4) I agree with Sir AnthonyS, Theme and Variations is a form. I understand the objections you're making SA, but it does have formal parts...one being the statement of the theme, and rest being variations. Simply put, it's an A A' A'' A''' A''''' A'''''' A''''''', etc., form. Even if modern interpretations of that form have difficult to dissect boundaries (much like modern sonatas), they ostensibly still exist.
V) Also, not to harp, but I think the attacks on words like "sound" and "feel" may be inappropriate here. Music is still largely an emotional experience and "feel" is how we talk about emotion. However, these words can be abused, and, more likely, be employed to state absolutely nothing. But I think that "pop music" has become an accepted colloquialism and carries a certain number of standard meanings, not least of which would be triadic, up-beat, repetitive (largely in 4 bar groupings), simple, etc.
6) I know that "dissonant" is a word that often sets of the alarms of the Detrital Halls, but I don't this writer offends. I don't think he suggests that mozart didn't use dissonance to "brighten and sharpen", but that this composer did, and it it was noticable, and it effective. "Dissonant 'outside' notes birghtened the colors and sharpened the musical poetry," sounds about right to me. It's obviously a very generic, nearly meaningless thought when you think about it--but it's probably true.
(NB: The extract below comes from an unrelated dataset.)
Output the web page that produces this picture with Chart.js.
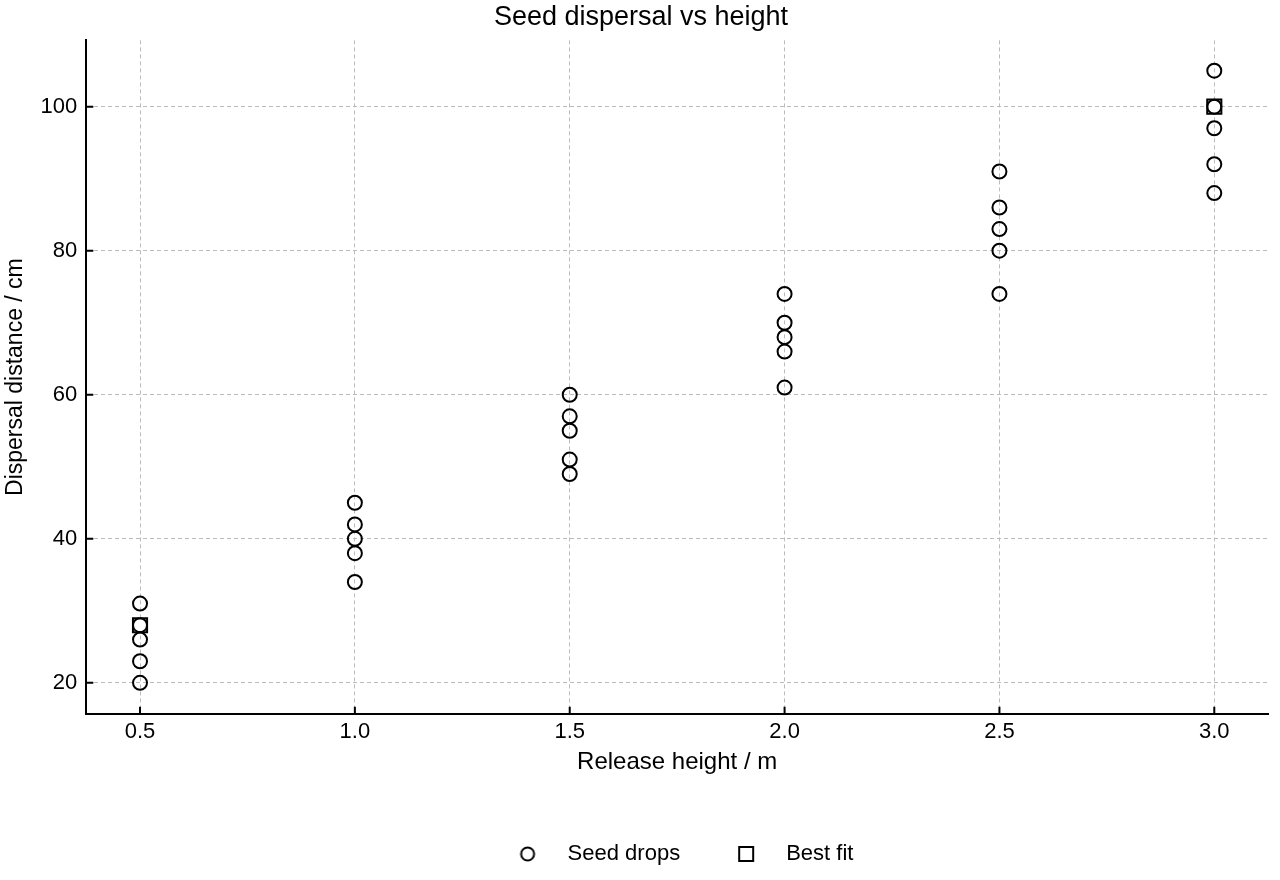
<!DOCTYPE html>
<html lang="en">
<head>
    <meta charset="UTF-8">
    <title>Seed dispersal vs height</title>
    <script src="https://cdn.jsdelivr.net/npm/chart.js"></script>
    <style>
        html, body { margin: 0; padding: 0; background: #fff; }
        #wrap { width: 1280px; height: 880px; position: relative; }
    </style>
</head>
<body>
    <div id="wrap"><canvas id="grafico"></canvas></div>

    <script>
        // Datos
        const alturas = [0.5, 1.0, 1.5, 2.0, 2.5, 3.0];
        const distancias = [
            [31, 28, 26, 23, 20],
            [45, 42, 40, 38, 34],
            [60, 57, 55, 51, 49],
            [74, 70, 68, 66, 61],
            [91, 86, 83, 80, 74],
            [105, 100, 97, 92, 88]
        ];
        const ajusteX = [0.5, 3.0];
        const ajusteY = [28, 100];
        const ticksX = [0.5, 1.0, 1.5, 2.0, 2.5, 3.0];
        const ticksY = [20, 40, 60, 80, 100];

        const puntos = [];
        alturas.forEach((h, i) => distancias[i].forEach(d => puntos.push({ x: h, y: d })));
        const ajuste = ajusteX.map((x, i) => ({ x: x, y: ajusteY[i] }));

        const fuente = "'Liberation Sans', Arial, sans-serif";

        // marcadores pequeños para la leyenda
        function marcador(tipo) {
            const c = document.createElement('canvas');
            c.width = 20; c.height = 20;
            const g = c.getContext('2d');
            g.strokeStyle = '#000';
            g.lineWidth = 2;
            if (tipo === 'circle') {
                g.beginPath();
                g.arc(10, 10, 6.5, 0, Math.PI * 2);
                g.stroke();
            } else {
                g.strokeRect(3, 3, 14, 14);
            }
            return c;
        }

        // ticks hacia dentro + leyenda un poco a la derecha
        const ticksDentro = {
            id: 'ticksDentro',
            afterLayout(chart) {
                chart.legend.left += 35;
                chart.legend.right += 35;
            },
            afterDatasetsDraw(chart) {
                const ctx = chart.ctx;
                const xs = chart.scales.x, ys = chart.scales.y;
                ctx.save();
                ctx.strokeStyle = '#000';
                ctx.lineWidth = 2;
                ctx.beginPath();
                xs.ticks.forEach(t => {
                    const px = xs.getPixelForValue(t.value);
                    ctx.moveTo(px, ys.bottom);
                    ctx.lineTo(px, ys.bottom - 7);
                });
                ys.ticks.forEach(t => {
                    const py = ys.getPixelForValue(t.value);
                    ctx.moveTo(xs.left, py);
                    ctx.lineTo(xs.left + 7, py);
                });
                ctx.stroke();
                ctx.restore();
            }
        };

        const ctx = document.getElementById('grafico').getContext('2d');
        const grafico = new Chart(ctx, {
            type: 'scatter',
            data: {
                datasets: [{
                    label: 'Seed drops',
                    data: puntos,
                    pointStyle: 'circle',
                    pointRadius: 7,
                    pointHoverRadius: 7,
                    borderColor: '#000',
                    backgroundColor: 'rgba(0,0,0,0)',
                    pointBorderWidth: 2
                }, {
                    label: 'Best fit',
                    data: ajuste,
                    pointStyle: 'rect',
                    pointRadius: 10,
                    pointHoverRadius: 10,
                    borderColor: '#000',
                    backgroundColor: '#fff',
                    pointBorderWidth: 2,
                    showLine: false
                }]
            },
            options: {
                responsive: true,
                maintainAspectRatio: false,
                animation: false,
                layout: { padding: { left: 2, right: 0, top: 0, bottom: 5 } },
                plugins: {
                    title: {
                        display: true,
                        text: 'Seed dispersal vs height',
                        color: '#000',
                        font: { family: fuente, size: 27, weight: 'normal' },
                        padding: { top: 1, bottom: 7 }
                    },
                    legend: {
                        position: 'bottom',
                        labels: {
                            usePointStyle: true,
                            boxWidth: 58,
                            boxHeight: 22,
                            pointStyleWidth: 58,
                            color: '#000',
                            font: { family: fuente, size: 22 },
                            padding: 37,
                            generateLabels: chart => chart.data.datasets.map((ds, i) => ({
                                text: ds.label,
                                pointStyle: marcador(ds.pointStyle),
                                fontColor: '#000',
                                strokeStyle: '#000',
                                fillStyle: 'rgba(0,0,0,0)',
                                lineWidth: 0,
                                hidden: false,
                                datasetIndex: i
                            }))
                        }
                    },
                    tooltip: { enabled: false }
                },
                scales: {
                    x: {
                        type: 'linear',
                        min: 0.375,
                        max: 3.125,
                        afterBuildTicks: s => { s.ticks = ticksX.map(v => ({ value: v })); },
                        afterFit: s => { s.paddingRight = 4; },
                        ticks: {
                            color: '#000',
                            font: { family: fuente, size: 22 },
                            padding: 5,
                            callback: v => v.toFixed(1)
                        },
                        grid: { color: '#bbb', drawTicks: false },
                        border: { color: '#000', width: 2, dash: [4, 3] },
                        title: {
                            display: true,
                            text: 'Release height / m',
                            color: '#000',
                            font: { family: fuente, size: 24 },
                            padding: { top: -2, bottom: 29 }
                        }
                    },
                    y: {
                        type: 'linear',
                        min: 15.7,
                        max: 109.2,
                        afterBuildTicks: s => { s.ticks = ticksY.map(v => ({ value: v })); },
                        ticks: {
                            color: '#000',
                            font: { family: fuente, size: 22 },
                            padding: 9
                        },
                        grid: { color: '#bbb', drawTicks: false },
                        border: { color: '#000', width: 2, dash: [4, 3] },
                        title: {
                            display: true,
                            text: 'Dispersal distance / cm',
                            color: '#000',
                            font: { family: fuente, size: 23 },
                            padding: { top: 0, bottom: 2 }
                        }
                    }
                }
            },
            plugins: [ticksDentro]
        });
    </script>
</body>
</html>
G) Yes, "world music" is a most loathesome term. Plus "world music" also often sucks -- and it often feels like "pop" to me.
re: Form,
I guess, Gustav. I guess. If a box is a form, then: fine. But if a form *does* something besides merely contain, then Variations is not a very effective form. Perhaps I've thought about it too much.
re: Sound and Feel,
If, by your reasoning, the music "sounds" and/or "feels" like Pop, why is it not pop? Because it's thorough-composed? Which is exactly what a track on an album is (with some notable exceptions). In fact, the track "creator" or whatever you want to call him/her has far more control over the sound of his actual product than a composer writing a piece on paper to be realized by performers with acoustic instruments.
Is recorded music the new classical music? Or only if it's not in four-bar groups?
More soon,
regards,
SA
on form: I suppose this is a question of degree. Form is already a loosely appropriated word (eg. how often do you find words like "binary" and "ternary" to be vague and debatable). Is strophic not a form? how about versus/chorus?
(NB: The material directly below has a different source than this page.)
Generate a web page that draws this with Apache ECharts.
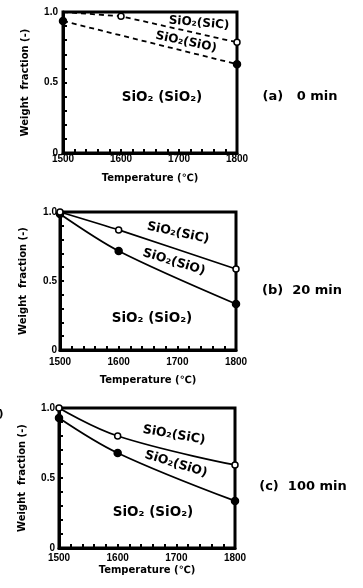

On some levels, a sonata is a form that dictates change/contrast from its musical material. A sonata is underpinned by the battle between dissonance and a relative tonic. Contrarily, a theme and variations is the opposite, comprised of invariants, musical elements that do not change against a set of transformations.
Forms are dictated by their levels of organization -- how measures are grouped, motifs, melodies, arrangements of accents in rhythmic phrases, cadences, and so on. T&V is just the same dictated by these same elements. It is certainly a very versatile form allowing for variations in the form of passacaglias or chaconnes, or other polyphonic or contrapuntal constructs, but its effects are still the same. T&Vs are not dictated in the way that harmonic variation is dictated in a sonata, but an element does sit at the center of the T&V -- only it is invariance. It is a non-developmental form at its core (although, it can conform with developmental forms, such as the rondo and ternaries).